Childhood Cognitive Terms
The first eight terms all originated with Piaget’s cognitive stage theory.
- Dual representation--The understanding that an object can be a symbol as well as a thing on its own (like a picture or model). It is not understandable to children until around two-and-a-half or three years. This ability is demonstrated whenever a preschooler pretends an object is something else (for example, when a spoon is used as a “gun” or “microphone” instead of for its actual intended use).
- Egocentrism--Young children’s intellectual tendency to be unable to distinguish the viewpoints of others from their own. The classic Piagetian test for this is the three mountains problem (Piaget & Inhelder, 1969), where children are asked to describe the view of another in a different position.

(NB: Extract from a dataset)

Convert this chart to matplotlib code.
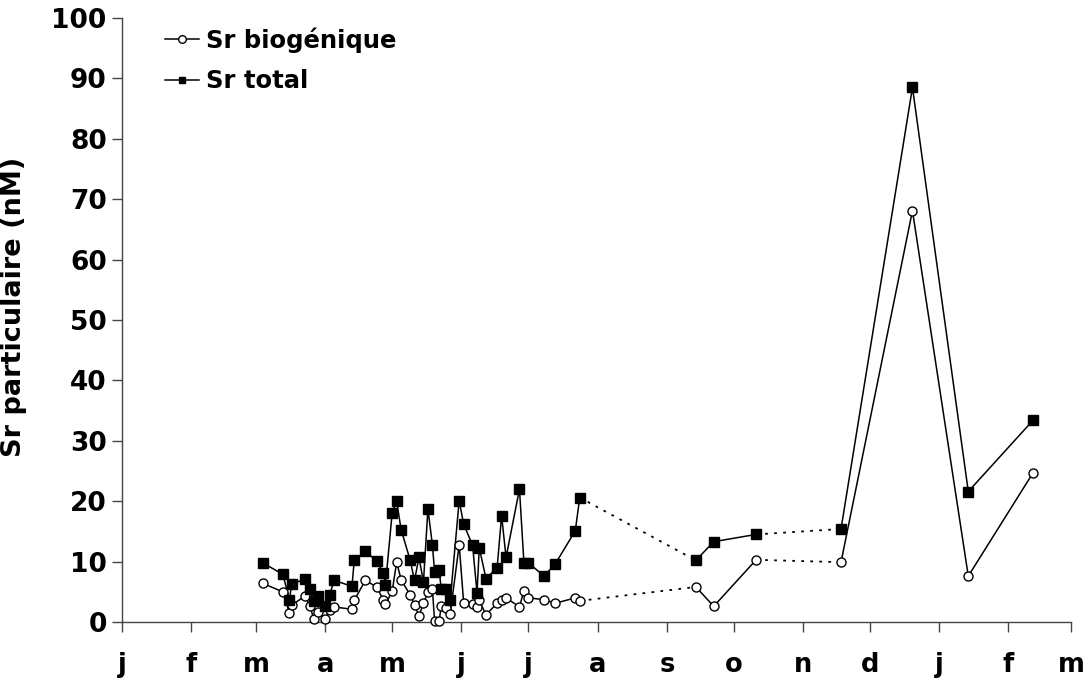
import matplotlib
matplotlib.use("Agg")
import matplotlib.pyplot as plt
from matplotlib.lines import Line2D
import pandas as pd

plt.rcParams['font.family'] = ['DejaVu Sans']

dates = ["2004-03-04", "2004-03-13", "2004-03-16", "2004-03-17", "2004-03-23", "2004-03-25",
         "2004-03-27", "2004-03-29", "2004-04-01", "2004-04-03", "2004-04-05", "2004-04-13",
         "2004-04-14", "2004-04-19", "2004-04-24", "2004-04-27", "2004-04-28", "2004-05-01",
         "2004-05-03", "2004-05-05", "2004-05-09", "2004-05-11", "2004-05-13", "2004-05-15",
         "2004-05-17", "2004-05-19", "2004-05-20", "2004-05-22", "2004-05-23", "2004-05-25",
         "2004-05-27", "2004-05-31", "2004-06-02", "2004-06-06", "2004-06-08", "2004-06-09",
         "2004-06-12", "2004-06-17", "2004-06-19", "2004-06-21", "2004-06-27", "2004-06-29",
         "2004-07-01", "2004-07-08", "2004-07-13", "2004-07-22", "2004-07-24", "2004-09-14",
         "2004-09-22", "2004-10-11", "2004-11-18", "2004-12-20", "2005-01-14", "2005-02-12"]

sr_biogenique = [6.4, 5.0, 1.5, 2.8, 4.3, 2.7, 0.5, 1.7, 0.5, 2.0, 2.5, 2.1,
                 3.6, 6.9, 5.8, 3.7, 2.9, 5.1, 9.9, 7.0, 4.5, 2.8, 1.0, 3.1,
                 4.9, 5.5, 0.1, 0.1, 2.7, 2.3, 1.4, 12.8, 3.2, 3.0, 2.5, 3.6,
                 1.2, 3.1, 3.6, 4.0, 2.5, 5.2, 4.0, 3.7, 3.1, 4.0, 3.5, 5.8,
                 2.6, 10.3, 9.9, 68.1, 7.6, 24.7]

sr_total = [9.8, 7.9, 3.7, 6.3, 7.1, 5.4, 3.4, 4.3, 2.7, 4.5, 6.9, 5.9,
            10.2, 11.7, 10.1, 8.1, 6.2, 18.1, 20.0, 15.3, 10.3, 6.9, 10.7, 6.6,
            18.7, 12.8, 8.3, 8.6, 5.4, 5.4, 3.6, 20.1, 16.2, 12.7, 4.8, 12.3,
            7.2, 9.0, 17.6, 10.7, 22.0, 9.8, 9.8, 7.6, 9.6, 15.1, 20.6, 10.2,
            13.3, 14.5, 15.4, 88.5, 21.6, 33.4]

# indices after which the connection to the next point is dotted
dotted_after = [46, 49]

month_labels = ["j", "f", "m", "a", "m", "j", "j", "a", "s", "o", "n", "d", "j", "f", "m"]
yticks = list(range(0, 101, 10))

x = pd.to_datetime(dates)

W, H = 1089, 684
fig = plt.figure(figsize=(W / 100, H / 100), dpi=100)
ax = fig.add_axes([122 / W, (H - 622) / H, (1071 - 122) / W, (622 - 18) / H])

axis_col = "#444444"

def draw_series(yvals, marker, mfc):
    n = len(yvals)
    breaks = [-1] + dotted_after + [n - 1]
    for a, b in zip(breaks[:-1], breaks[1:]):
        ax.plot(x[a + 1:b + 1], yvals[a + 1:b + 1], color="black", lw=1.1,
                clip_on=False, zorder=2)
    for i in dotted_after:
        ax.plot(x[i:i + 2], yvals[i:i + 2], color="black", lw=1.3,
                linestyle=(0, (1.5, 3.5)), clip_on=False, zorder=2)
    ax.plot(x, yvals, linestyle="none", marker=marker, markersize=6.5,
            markerfacecolor=mfc, markeredgecolor="black", markeredgewidth=1.0,
            clip_on=False, zorder=3)

draw_series(sr_biogenique, "o", "white")
draw_series(sr_total, "s", "black")

ax.set_xlim(pd.Timestamp("2004-01-01"), pd.Timestamp("2005-03-01"))
ax.set_ylim(0, 100)
tick_pos = pd.date_range("2004-01-01", "2005-03-01", freq="MS")
ax.set_xticks(tick_pos)
ax.set_xticklabels(month_labels)
ax.set_yticks(yticks)
ax.set_yticklabels([str(v) for v in yticks])

for s in ["top", "right"]:
    ax.spines[s].set_visible(False)
for s in ["left", "bottom"]:
    ax.spines[s].set_color(axis_col)
    ax.spines[s].set_linewidth(1.0)

ax.tick_params(axis="x", direction="out", length=7.5, width=1.0, color=axis_col,
               labelsize=18.5, pad=14)
ax.tick_params(axis="y", direction="out", length=7.5, width=1.0, color=axis_col,
               labelsize=19, pad=3.5)
for lab in ax.get_xticklabels() + ax.get_yticklabels():
    lab.set_fontweight("bold")

ax.set_ylabel("Sr particulaire (nM)", fontsize=19.5, fontweight="bold")
ax.yaxis.set_label_coords(27 / W, (H - 307) / H, transform=fig.transFigure)

handles = [
    Line2D([], [], color="black", lw=1.1, marker="o", markersize=5.5,
           markerfacecolor="white", markeredgecolor="black"),
    Line2D([], [], color="black", lw=1.1, marker="s", markersize=5,
           markerfacecolor="black", markeredgecolor="black"),
]
leg = ax.legend(handles, ["Sr biogénique", "Sr total"], loc="upper left",
                bbox_to_anchor=(148 / W, 1 - 10 / H), bbox_transform=fig.transFigure,
                frameon=False, handlelength=1.4, handletextpad=0.3, labelspacing=0.69,
                borderaxespad=0.3, prop={"weight": "bold", "size": 17.5})

fig.savefig("out.png", dpi=100)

This ability is called perspective taking and is not fully developed until age seven.
- Animism-- Preschoolers’ beliefs that anything that moves or makes noise is alive. Piaget coined this phrase to explain the magical thinking of young children that leads to belief in the supernatural (such as fairies and monsters).
- Centration--The tendency for young children to focus on only one obvious aspect of a situation or thing while ignoring others. For example, Piaget found that children think a line of objects spread apart has more objects in it than a line of the same number of objects closer together. Children focus on the length of the line rather than the number of objects or spacing.

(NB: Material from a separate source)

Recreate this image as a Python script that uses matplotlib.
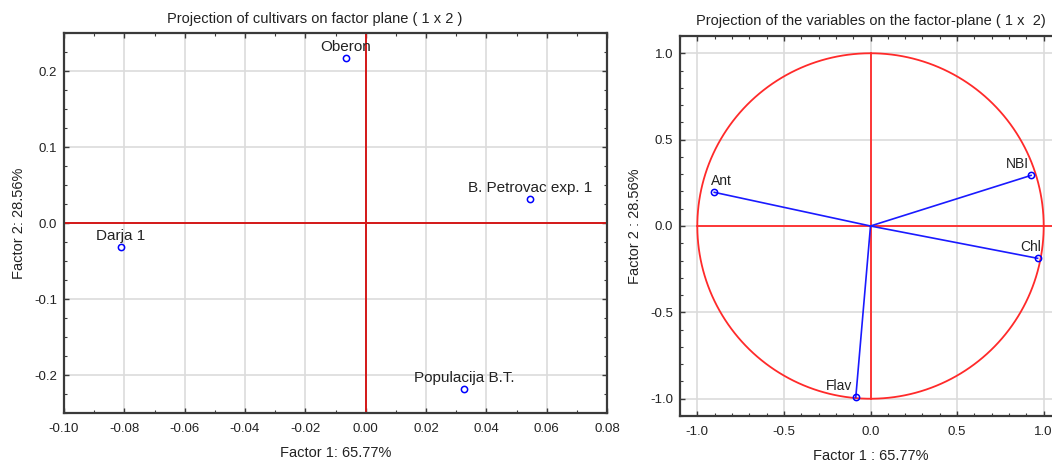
import numpy as np
import matplotlib
matplotlib.use("Agg")
import matplotlib.pyplot as plt
from matplotlib.ticker import MultipleLocator, FuncFormatter

plt.rcParams["font.family"] = ["Liberation Sans", "DejaVu Sans"]
plt.rcParams["axes.unicode_minus"] = False

# cultivars on factor plane
cultivars = ["Oberon", "B. Petrovac exp. 1", "Darja 1", "Populacija B.T."]
cult_f1 = [-0.0066, 0.0546, -0.0812, 0.0327]
cult_f2 = [0.2167, 0.0312, -0.0310, -0.2190]

# variables on factor plane
variables = ["Ant", "NBI", "Chl", "Flav"]
var_f1 = [-0.902, 0.927, 0.965, -0.085]
var_f2 = [0.195, 0.293, -0.187, -0.992]

# label offsets (points) for the variable plot
var_label_dx = {"Ant": 5, "NBI": -10, "Chl": -5, "Flav": -12}

SPINE = "#3a3a3a"
GRID = "#dcdcdc"
TXT = "#222222"


def fmt(decimals):
    # round first so that -0.00 comes out as 0.00
    return FuncFormatter(lambda v, pos: f"{round(v, decimals) + 0.0:.{decimals}f}")


def style_axes(ax, xmaj, xmin, ymaj, ymin, xdec, ydec):
    ax.xaxis.set_major_locator(MultipleLocator(xmaj))
    ax.xaxis.set_minor_locator(MultipleLocator(xmin))
    ax.yaxis.set_major_locator(MultipleLocator(ymaj))
    ax.yaxis.set_minor_locator(MultipleLocator(ymin))
    ax.xaxis.set_major_formatter(fmt(xdec))
    ax.yaxis.set_major_formatter(fmt(ydec))
    ax.tick_params(which="both", direction="in", top=True, right=True,
                   colors=SPINE, labelcolor=TXT, labelsize=9.5)
    ax.tick_params(which="major", length=3.5, width=1.0)
    ax.tick_params(which="minor", length=2.0, width=0.8)
    ax.tick_params(axis="x", pad=7)
    ax.tick_params(axis="y", pad=5)
    for s in ax.spines.values():
        s.set_color(SPINE)
        s.set_linewidth(1.6)
    ax.grid(True, which="major", color=GRID, linewidth=1.2, zorder=0)
    ax.set_axisbelow(True)


fig = plt.figure(figsize=(10.52, 4.66), dpi=100)

# ---- left: cultivars
ax1 = fig.add_axes([64 / 1052, 53 / 466, 543 / 1052, 380 / 466])
style_axes(ax1, 0.02, 0.01, 0.1, 0.025, 2, 1)
ax1.set_xlim(-0.10, 0.08)
ax1.set_ylim(-0.25, 0.25)
ax1.axhline(0, color="#d41818", linewidth=1.4, zorder=1)
ax1.axvline(0, color="#d41818", linewidth=1.4, zorder=1)
ax1.plot(cult_f1, cult_f2, "o", ms=4.5, mfc="none", mec="#0000ff", mew=1.1, zorder=3)
for name, x, y in zip(cultivars, cult_f1, cult_f2):
    ax1.annotate(name, (x, y), xytext=(0, 5), textcoords="offset points",
                 ha="center", va="baseline", fontsize=11, color=TXT)
ax1.set_title("Projection of cultivars on factor plane ( 1 x 2 )",
              fontsize=10.5, color=TXT, pad=7.5, x=0.462)
ax1.set_xlabel("Factor 1: 65.77%", fontsize=10.5, color=TXT, labelpad=8)
ax1.set_ylabel("Factor 2: 28.56%", fontsize=10.5, color=TXT, labelpad=6)

# ---- right: variables
ax2 = fig.add_axes([680 / 1052, 50 / 466, 381 / 1052, 380 / 466])
style_axes(ax2, 0.5, 0.1, 0.5, 0.1, 1, 1)
ax2.set_xlim(-1.1, 1.1)
ax2.set_ylim(-1.1, 1.1)
t = np.linspace(0, 2 * np.pi, 400)
ax2.plot(np.cos(t), np.sin(t), color="#ff2a2a", linewidth=1.3, zorder=1)
ax2.plot([-1, 1.1], [0, 0], color="#ff2a2a", linewidth=1.3, zorder=1)
ax2.plot([0, 0], [-1, 1], color="#ff2a2a", linewidth=1.3, zorder=1)
for name, x, y in zip(variables, var_f1, var_f2):
    ax2.plot([0, x], [0, y], color="#1a1aff", linewidth=1.2, zorder=2)
ax2.plot(var_f1, var_f2, "o", ms=4.5, mfc="none", mec="#0000ff", mew=1.1, zorder=3)
for name, x, y in zip(variables, var_f1, var_f2):
    ax2.annotate(name, (x, y), xytext=(var_label_dx[name], 5.5), textcoords="offset points",
                 ha="center", va="baseline", fontsize=10, color=TXT)
ax2.set_title("Projection of the variables on the factor-plane ( 1 x  2)",
              fontsize=10.5, color=TXT, pad=8)
ax2.set_xlabel("Factor 1 : 65.77%", fontsize=10.5, color=TXT, labelpad=8)
ax2.set_ylabel("Factor 2 : 28.56%", fontsize=10.5, color=TXT, labelpad=6)

fig.savefig("out.png", dpi=100)
plt.close(fig)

- Irreversibility--The inability of preschoolers to follow problem-solving steps backwards to the start. In Piaget’s classic conservation problem, two glasses with the same amount of water are shown; then one is poured into a larger, shallower dish. This leads preschoolers to think that one now has more liquid than the other. If they were able to reverse their logic, it would be apparent that the amounts must be the same since no water was added or subtracted. Three- to five-year-olds are just beginning to be able to see beyond their physical perceptions.

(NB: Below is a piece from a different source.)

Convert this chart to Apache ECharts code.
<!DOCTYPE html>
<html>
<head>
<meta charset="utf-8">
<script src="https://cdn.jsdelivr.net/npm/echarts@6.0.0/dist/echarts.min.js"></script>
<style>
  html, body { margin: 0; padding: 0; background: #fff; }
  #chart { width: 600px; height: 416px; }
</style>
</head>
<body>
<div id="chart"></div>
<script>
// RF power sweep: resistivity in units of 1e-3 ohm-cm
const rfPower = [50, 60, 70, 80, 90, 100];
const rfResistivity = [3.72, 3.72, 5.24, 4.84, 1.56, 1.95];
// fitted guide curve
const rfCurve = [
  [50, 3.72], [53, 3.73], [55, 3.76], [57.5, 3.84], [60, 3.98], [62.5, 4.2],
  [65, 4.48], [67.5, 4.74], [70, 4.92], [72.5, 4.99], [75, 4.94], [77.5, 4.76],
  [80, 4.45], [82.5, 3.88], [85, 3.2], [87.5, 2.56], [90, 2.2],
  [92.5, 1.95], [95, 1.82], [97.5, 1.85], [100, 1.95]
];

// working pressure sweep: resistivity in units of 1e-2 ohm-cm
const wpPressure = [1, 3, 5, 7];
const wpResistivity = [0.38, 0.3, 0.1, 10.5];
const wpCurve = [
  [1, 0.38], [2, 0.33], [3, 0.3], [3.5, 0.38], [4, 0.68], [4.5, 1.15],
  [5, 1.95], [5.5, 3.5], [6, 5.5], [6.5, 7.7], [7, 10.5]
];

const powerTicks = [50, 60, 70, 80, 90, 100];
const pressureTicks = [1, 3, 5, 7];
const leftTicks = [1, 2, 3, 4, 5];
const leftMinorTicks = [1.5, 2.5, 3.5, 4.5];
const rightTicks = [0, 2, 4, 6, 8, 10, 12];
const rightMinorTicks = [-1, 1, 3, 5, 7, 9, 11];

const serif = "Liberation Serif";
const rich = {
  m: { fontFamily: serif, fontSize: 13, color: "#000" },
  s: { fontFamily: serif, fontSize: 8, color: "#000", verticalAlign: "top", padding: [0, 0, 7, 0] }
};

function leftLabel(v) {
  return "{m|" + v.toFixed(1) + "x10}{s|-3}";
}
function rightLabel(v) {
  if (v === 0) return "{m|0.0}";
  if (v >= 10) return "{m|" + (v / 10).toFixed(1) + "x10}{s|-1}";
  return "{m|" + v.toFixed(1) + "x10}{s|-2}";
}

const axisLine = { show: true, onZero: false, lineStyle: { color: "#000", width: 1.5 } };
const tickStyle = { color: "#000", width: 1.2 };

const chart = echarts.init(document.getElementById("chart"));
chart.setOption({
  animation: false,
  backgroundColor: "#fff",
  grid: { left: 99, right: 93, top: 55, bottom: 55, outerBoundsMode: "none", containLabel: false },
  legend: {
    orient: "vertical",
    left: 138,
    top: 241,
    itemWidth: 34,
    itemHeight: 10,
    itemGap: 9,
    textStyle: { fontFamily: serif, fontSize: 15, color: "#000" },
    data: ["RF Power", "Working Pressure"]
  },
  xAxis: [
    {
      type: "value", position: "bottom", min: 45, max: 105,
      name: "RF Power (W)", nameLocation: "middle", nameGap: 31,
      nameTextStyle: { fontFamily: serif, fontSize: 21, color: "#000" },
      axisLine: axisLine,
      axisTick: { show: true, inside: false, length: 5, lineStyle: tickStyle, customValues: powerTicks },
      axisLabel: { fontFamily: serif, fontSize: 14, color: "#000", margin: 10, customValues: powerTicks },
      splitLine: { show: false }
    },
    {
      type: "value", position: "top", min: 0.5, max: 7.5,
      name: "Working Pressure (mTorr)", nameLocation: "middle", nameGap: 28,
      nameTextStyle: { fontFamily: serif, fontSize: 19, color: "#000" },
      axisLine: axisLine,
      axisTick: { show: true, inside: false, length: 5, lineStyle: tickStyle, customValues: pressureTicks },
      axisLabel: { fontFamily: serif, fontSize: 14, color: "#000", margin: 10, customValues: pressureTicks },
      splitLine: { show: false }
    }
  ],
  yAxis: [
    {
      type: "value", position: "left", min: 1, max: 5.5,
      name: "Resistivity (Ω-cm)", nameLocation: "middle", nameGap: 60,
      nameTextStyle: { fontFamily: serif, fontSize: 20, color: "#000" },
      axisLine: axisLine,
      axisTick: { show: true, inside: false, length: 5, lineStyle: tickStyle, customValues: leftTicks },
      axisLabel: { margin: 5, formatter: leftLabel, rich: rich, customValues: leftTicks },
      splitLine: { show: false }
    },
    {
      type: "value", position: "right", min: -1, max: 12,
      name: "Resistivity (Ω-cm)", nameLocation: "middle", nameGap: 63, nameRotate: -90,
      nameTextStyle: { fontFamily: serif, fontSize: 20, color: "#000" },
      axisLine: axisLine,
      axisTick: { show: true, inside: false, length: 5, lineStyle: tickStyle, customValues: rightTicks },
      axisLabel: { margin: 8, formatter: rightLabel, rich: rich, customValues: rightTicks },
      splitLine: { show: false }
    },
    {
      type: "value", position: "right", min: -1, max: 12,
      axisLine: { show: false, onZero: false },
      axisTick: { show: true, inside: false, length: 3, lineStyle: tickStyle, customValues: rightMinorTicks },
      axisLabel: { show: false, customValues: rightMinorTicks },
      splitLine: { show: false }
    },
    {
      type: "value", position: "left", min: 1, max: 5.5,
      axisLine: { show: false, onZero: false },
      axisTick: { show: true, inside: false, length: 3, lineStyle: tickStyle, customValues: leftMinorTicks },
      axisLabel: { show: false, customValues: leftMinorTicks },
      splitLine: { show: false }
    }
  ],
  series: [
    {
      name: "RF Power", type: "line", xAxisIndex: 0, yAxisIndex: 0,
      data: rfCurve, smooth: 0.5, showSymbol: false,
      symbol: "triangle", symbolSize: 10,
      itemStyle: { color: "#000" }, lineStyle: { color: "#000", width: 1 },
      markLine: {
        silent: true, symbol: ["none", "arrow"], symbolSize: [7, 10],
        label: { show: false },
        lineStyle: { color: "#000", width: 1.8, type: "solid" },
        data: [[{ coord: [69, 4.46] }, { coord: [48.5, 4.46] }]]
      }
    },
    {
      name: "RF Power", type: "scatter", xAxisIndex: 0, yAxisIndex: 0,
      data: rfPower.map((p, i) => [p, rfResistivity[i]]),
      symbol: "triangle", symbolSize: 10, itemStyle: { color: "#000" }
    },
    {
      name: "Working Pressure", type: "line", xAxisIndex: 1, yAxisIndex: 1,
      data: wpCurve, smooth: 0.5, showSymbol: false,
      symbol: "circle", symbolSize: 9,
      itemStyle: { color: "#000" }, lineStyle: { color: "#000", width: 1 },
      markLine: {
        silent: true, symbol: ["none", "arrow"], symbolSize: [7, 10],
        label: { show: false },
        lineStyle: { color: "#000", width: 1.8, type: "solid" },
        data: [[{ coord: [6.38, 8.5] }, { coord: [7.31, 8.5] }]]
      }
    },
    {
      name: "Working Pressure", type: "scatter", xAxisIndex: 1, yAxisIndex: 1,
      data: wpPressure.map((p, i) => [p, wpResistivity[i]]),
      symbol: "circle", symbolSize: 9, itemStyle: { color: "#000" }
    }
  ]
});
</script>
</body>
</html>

- Hierarchical classification--The ability to organize objects into logical classes and sub-classes. Piaget’s classic experiment to test for this ability is called a class inclusion problem. Children are shown 16 flowers--four blue and 12 yellow--and asked, “Are there more yellow flowers or flowers?” Pre-operational children will answer “More yellow flowers” because they do not include them in the total flower count. Piaget believed that children weren’t capable of this type of classification until age seven when they understand concrete operations (the last stage in his theory).
- False beliefs--Erroneous assumptions that guide people’s actions. The ability to understand this concept requires metacognition. At around four years of age, most children can understand that others may have a different perspective, or theory of mind. For example, three- to five-year-olds were tested to see if they attribute a false belief to someone else by showing them the following: A character puts candy in a drawer and then leaves. Next, his mother takes out the candy and returns it to a different drawer. Preschoolers are then asked where the first character will look for the candy upon his return. If children thought he would look at the original drawer, then they demonstrate an understanding of false belief (usually around four years). If children instead believe that he will look into the second drawer (where his mother moved the candy to), then they lack this skill (Wimmer & Perner, 1983).
- Transductive reasoning--A Piagetian term that refers to how young children use perceptual similarities to understand cause and effect. For example, if a four-year-old is mean to her baby brother and then he develops a fever, she will believe that she was the cause of his illness. This and animism are types of magical thinking. Because of this tendency, preschoolers need reassurance that their thoughts and actions are not causal for many negative events (like parental fights or death, for example).
- Ordinality--The understanding of the order relationship of quantities. This early mathematical concept begins in toddlerhood and expands in the preschool period. This ability, along with one-to-one-correspondence (the ability to match an object with the number, usually evidenced by touching or moving objects when counting) enables preschoolers to learn to count accurately.
- Cardinality--The mathematical principle that the last number when counting is the quantity of objects in a set. It is this concept that allows children to count on. For example, if counting shoes, the child could start counting from the number two (for the first pair). Ordinality must be first understood.
- Metacognition--The ability to think about thinking, or awareness of your own thought processes. By age three or four, children are able to differentiate between thoughts and actions as well as understand that behaviors are motivated by beliefs. This is the start of theory of mind.
- Developmentally appropriate practices (DAP)--Educational approaches that are both age and individually appropriate, as defined in Chapter One. Preschool-age children learn best through hands-on, child-centered play rather than from early academic instruction (NAEYC). It is important that early childhood educators be able to articulate what specific learning occurs with different activities or materials so that they can explain to parents why children appear to be “just playing” in a good preschool program.
- Process vs. product orientation--Toddlers and preschoolers are interested in the act of creation (the process) rather than the thing created (product). So it is the process of painting or building, for example, that is educational, not the end product picture or structure. Older preschoolers and young school-agers shift their focus toward the product as they mature.
- Intelligence Quotient (IQ)--A score on standardized intelligence tests that represents an individual’s general intelligence, or ability to reason. IQ becomes somewhat stable at around age six and is commonly used to predict academic achievement. There are many types of IQ tests; the most commonly used with children are the Stanford-Binet Intelligence Scale and the Wechsler Intelligence Scale for Children. There are many criticisms of IQ tests as measures of cognitive ability. The major objection is that traditional IQ tests are culturally biased and limited in their ability to measure all intellectual abilities, especially mental processes. There are other theories that attempt to measure and define intelligence in other ways, including multiple intelligences and the triarchic theory.